I know these delicious treats are called cookies, but technically they’re little cakes.  Either way, they’re so tasty, and my all-time favorite Christmas cookie!

I used cherry and apricot jam between the layers, but you can use whatever flavor you like.

This is the same recipe I use to make petit fours. 

The cake layers can be colored any color you like, but I especially like red, white and green for Christmas (and they are also the colors of the Italian flag).

I have a niece who lives in Italy, and I would like to think she would be pleased with these Italian rainbow cookies:).

Ingredients:

  • 1 cup granulated sugar (200 grams)
  • One 8-ounce can almond paste
  • 3 sticks unsalted butter, softened and divided (339 grams)
  • 4 eggs, separated (room temperature)
  • 1/4 cup milk, room temperature (61 grams)
  • 1 teaspoon pure almond extract
  • 1 teaspoon pure vanilla extract
  • 2 cups all-purpose flour (279 grams)
  • 1/8 teaspoon fine kosher salt
  • red food coloring
  • green food coloring
  • 1/4 cup apricot jam (60 grams)
  • 1/4 cup cherry jam (60 grams)
  • 6 oz. chocolate, melted

    Directions:

    Preheat the oven to 325° and grease three 9-by-13-inch quarter sheet pans with cooking spray, then line each with parchment paper.

    In a stand mixer fitted with the paddle attachment, combine the sugar, almond paste and 1 stick of butter.
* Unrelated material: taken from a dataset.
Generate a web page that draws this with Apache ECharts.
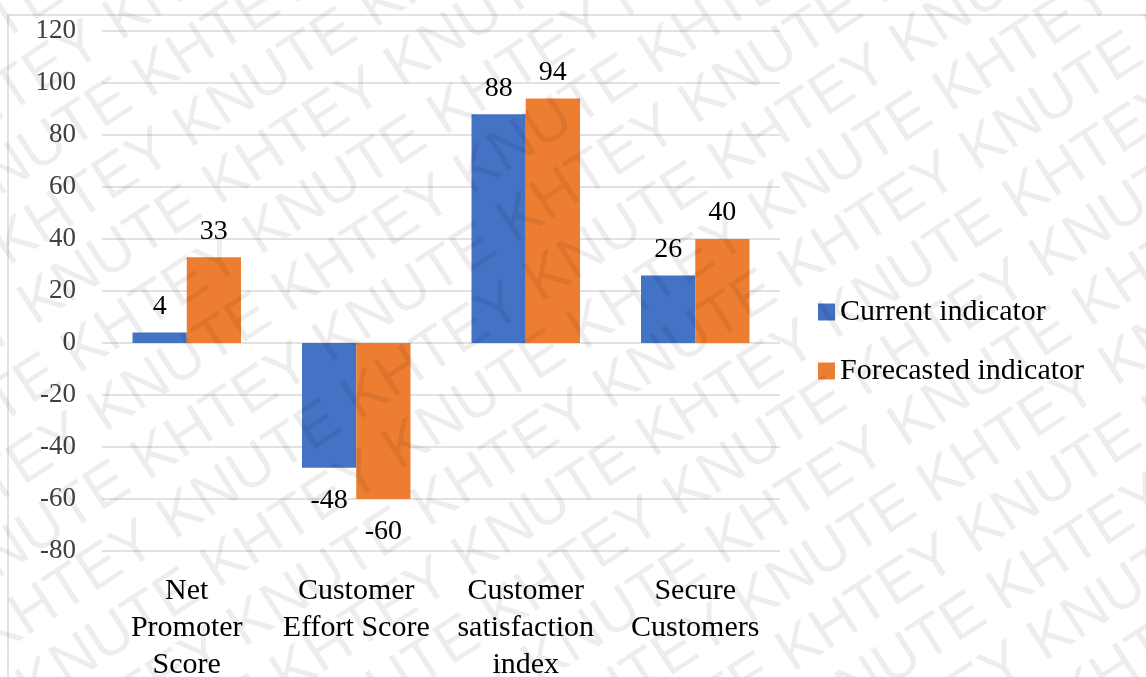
<!DOCTYPE html>
<html>
<head>
<meta charset="utf-8">
<title>Indicators</title>
<script src="https://cdn.jsdelivr.net/npm/echarts@6/dist/echarts.min.js"></script>
<style>
  html, body { margin: 0; padding: 0; background: #fff; }
  #chart { width: 1146px; height: 677px; }
</style>
</head>
<body>
<div id="chart"></div>
<script>
// data
var categories = ['Net\nPromoter\nScore', 'Customer\nEffort Score', 'Customer\nsatisfaction\nindex', 'Secure\nCustomers']
var currentValues = [4, -48, 88, 26]
var forecastValues = [33, -60, 94, 40]
var seriesNames = ['Current indicator', 'Forecasted indicator']
var yTicks = { min: -80, max: 120, step: 20 }

var serif = 'Liberation Serif'

// labels sit past the end of the bar, below it when the value is negative
function withLabels (values) {
  return values.map(function (v) {
    return {
      value: v,
      label: { position: v < 0 ? 'bottom' : 'top', distance: v < 0 ? 19 : 12 }
    }
  })
}

// faint diagonal watermark across the page
function watermark () {
  var els = []
  var ang = 33 * Math.PI / 180
  var dx = Math.cos(ang), dy = -Math.sin(ang) // along the text
  var nx = Math.sin(ang), ny = Math.cos(ang) // across the rows
  var txt = ''
  for (var r = 0; r < 7; r++) { txt += 'KNUTE KHTEY ' }
  for (var k = -12; k <= 12; k++) {
    var shift = (Math.abs(k) % 2) * 210
    els.push({
      type: 'text',
      x: 573 + k * 64 * nx + shift * dx,
      y: 338 + k * 64 * ny + shift * dy,
      rotation: ang,
      silent: true,
      z: 100,
      style: {
        text: txt,
        fill: 'rgba(0,0,0,0.07)',
        font: '60px Liberation Sans',
        align: 'center',
        verticalAlign: 'middle'
      }
    })
  }
  return els
}

var chart = echarts.init(document.getElementById('chart'))

var option = {
  backgroundColor: '#fff',
  animation: false,
  color: ['#4472C4', '#ED7D31'],
  grid: {
    left: 102,
    right: 366,
    top: 31,
    bottom: 126,
    containLabel: false,
    outerBoundsMode: 'none'
  },
  legend: {
    orient: 'vertical',
    left: 813,
    top: 292,
    itemWidth: 17,
    itemHeight: 17,
    itemGap: 29,
    icon: 'rect',
    data: seriesNames,
    textStyle: {
      fontFamily: serif,
      fontSize: 30,
      lineHeight: 30,
      color: '#000'
    }
  },
  xAxis: {
    type: 'category',
    data: categories,
    axisLine: { show: false },
    axisTick: { show: false },
    axisLabel: {
      interval: 0,
      margin: 22,
      fontFamily: serif,
      fontSize: 30,
      lineHeight: 37,
      color: '#000'
    }
  },
  yAxis: {
    type: 'value',
    min: yTicks.min,
    max: yTicks.max,
    interval: yTicks.step,
    axisLine: { show: false },
    axisTick: { show: false },
    axisLabel: {
      margin: 26,
      padding: [5, 0, 0, 0],
      fontFamily: serif,
      fontSize: 27,
      color: '#404040'
    },
    splitLine: {
      lineStyle: { color: '#d9d9d9', width: 1.5 }
    }
  },
  series: [
    {
      name: seriesNames[0],
      type: 'bar',
      barGap: '0%',
      barCategoryGap: '36%',
      data: withLabels(currentValues),
      label: {
        show: true,
        fontFamily: serif,
        fontSize: 28,
        color: '#000'
      }
    },
    {
      name: seriesNames[1],
      type: 'bar',
      barGap: '0%',
      barCategoryGap: '36%',
      data: withLabels(forecastValues),
      label: {
        show: true,
        fontFamily: serif,
        fontSize: 28,
        color: '#000'
      }
    }
  ],
  graphic: [
    {
      type: 'rect',
      silent: true,
      z: -1,
      shape: { x: 8, y: 15, width: 1160, height: 700 },
      style: { fill: 'none', stroke: '#d9d9d9', lineWidth: 1.5 }
    }
  ].concat(watermark())
}

chart.setOption(option)
</script>
</body>
</html>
Mix on medium/high speed until smooth and lump free (about 5 minutes), being sure to break down the almond paste as best you can.

    Add the remaining 2 sticks of butter and continue to mix until smooth (2 minutes), scraping down the sides of the bowl as needed.

    Gradually add the egg yolks, vanilla and almond extracts. Mix until combined.

Add the milk and mix until fully incorporated.  Add the flour and salt and slowly mix until combined, scraping down the sides of the bowl as needed. Once the flour is mixed in, set aside.

In a separate bowl, whip the egg whites until they form stiff, fluffy peaks.  Fold the whipped egg whites into the flour mixture to form a smooth batter.

Divide the batter evenly among 3 bowls (approximately 430 grams of batter per bowl). Stir enough red food coloring into 1 bowl to make a deep salmon color. Stir enough green food coloring into another bowl to make a medium green color. Leave the third bowl uncolored.

Evenly spread the batter into the greased and parchment lined quarter sheet pans. Bake, until set, 15 to 18 minutes.  Let them cool completely in the pans (about 1/2 hour).

Line a quarter sheet cake pan with plastic wrap, allowing enough on the sides to wrap up around the layers when you finish putting the filling (s) between the cakes.

Put the red layer bottom side up in the lined 1/4 sheet pan.  Spread 1/4 cup of apricot jam evenly over the red cake layer all the way to the edges.

Unmold the plain cake layer by inverting it onto the red layer.  Peel off the parchment.

Spread 1/4 cup of cherry jam evenly on the plain layer (spreading to the edges).

Top the plain layer with the green layer.

Cover the cake with plastic wrap and top with an empty 1/4 sheet pan.

Put a couple of heavy cans on top to weigh down the layers. Refrigerate at least 4 hours or overnight.

Remove the cans and plastic wrap. Place a cutting board on top of the cake and flip to unmold it onto a cutting board.

Trim the sides with a knife to make straight edges.

Melt the chocolate in a heatproof bowl in the microwave or set over a pan of simmering water; pour over the cake.  Smooth over the top with an offset spatula.

Cut into pieces.  Score the top crosswise into 6 strips, then cut each strip into 8 rectangular pieces. For clean edges, dip the knife in warm water and wipe it with a cloth between cuts.

Store in an airtight container at room temperature (or in the refrigerator) for up to 1 week.